The old Reading line to Atlantic City was merged into the old Pennsy line at Winslow Junction, halfway across the state, and abandoned and torn up east of there.
Reading lines to other seashore resorts were saved, and the Pennsy lines torn up; e.g. Wildwood, Ocean City, and Cape May. Sea Isle City, tiny that it was, lost its railroad service.
The railroad seashore service became kind of moribund as New Jersey began expanding its highway network in the ‘50s.
A massive highway crossing of the Delaware River opened in 1926 — although ferry service hung on until 1952 (I rode it).
PRSL wasn’t a heavy-duty railroad. The largest steam locomotives I ever saw were Pennsy K4 Pacifics (4-6-2), and perhaps the Pennsy Mikado (2-8-2), which is the same boiler as the K4.
PRSL could not have supported anything heavier, like an I1 Decapod (2-10-0).
But it was fairly straight, and without grades; so could allow fast running.
How many times did I see K4 Pacifics or E6 Atlantics (4-4-2) roar by at 70 mph or more?
And steam hung around for over 10 years after I was born.
The reason I’m a railfan is because of those roaring PRSL steamers, mostly Pennsy. (PRSL didn’t have its own steam-engines; it used Pennsy and Reading steam-engines, although the Reading engines looked awful.)
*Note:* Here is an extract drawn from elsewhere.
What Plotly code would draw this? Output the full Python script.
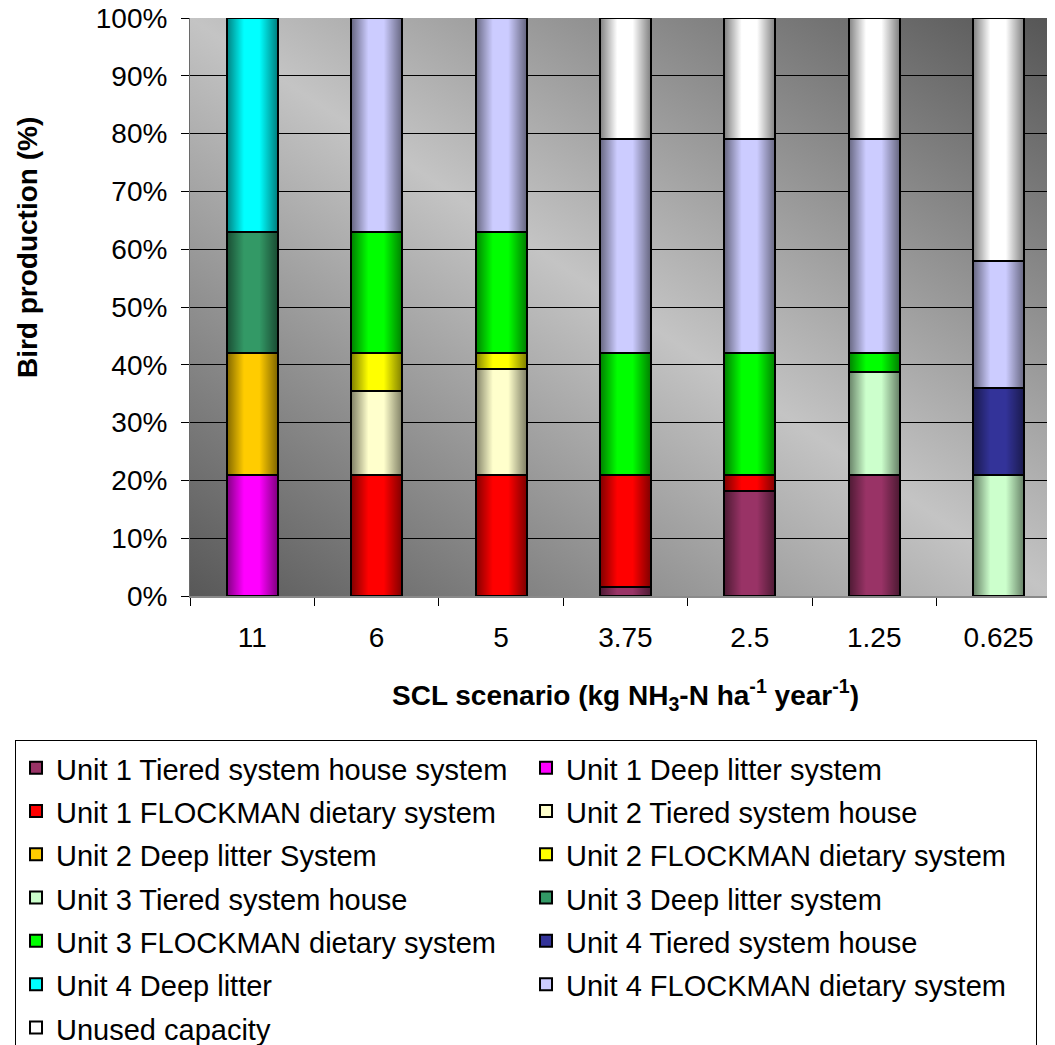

PRSL became even more moribund after the ‘50s.
Part of the old C&A alignment was converted to a rapid-transit line (PATCo [“PAT-ko”] — Port-Authority-Transit Corporation, a public entity run by Delaware River Port Authority).
That rapid-transit became immensely successful, but primarily because the Delaware River was such a barrier to commuting from south Jersey to Philadelphia. —PATCo crosses the river on the 1926 highway bridge.
Passenger service to Philadelphia ended in the ‘70s, but has since been restarted.
Passenger service to other south Jersey resorts would abut at Lindenwold, the end of the rapid-transit line out in the south Jersey suburbs.
Of interest to me in this calendar picture is the cigar-chomping manager striding off to the left.
Why does every human endeavor require a bellowing manager-type, to do nothing but threaten the hourlies, who are actually doing something, with termination?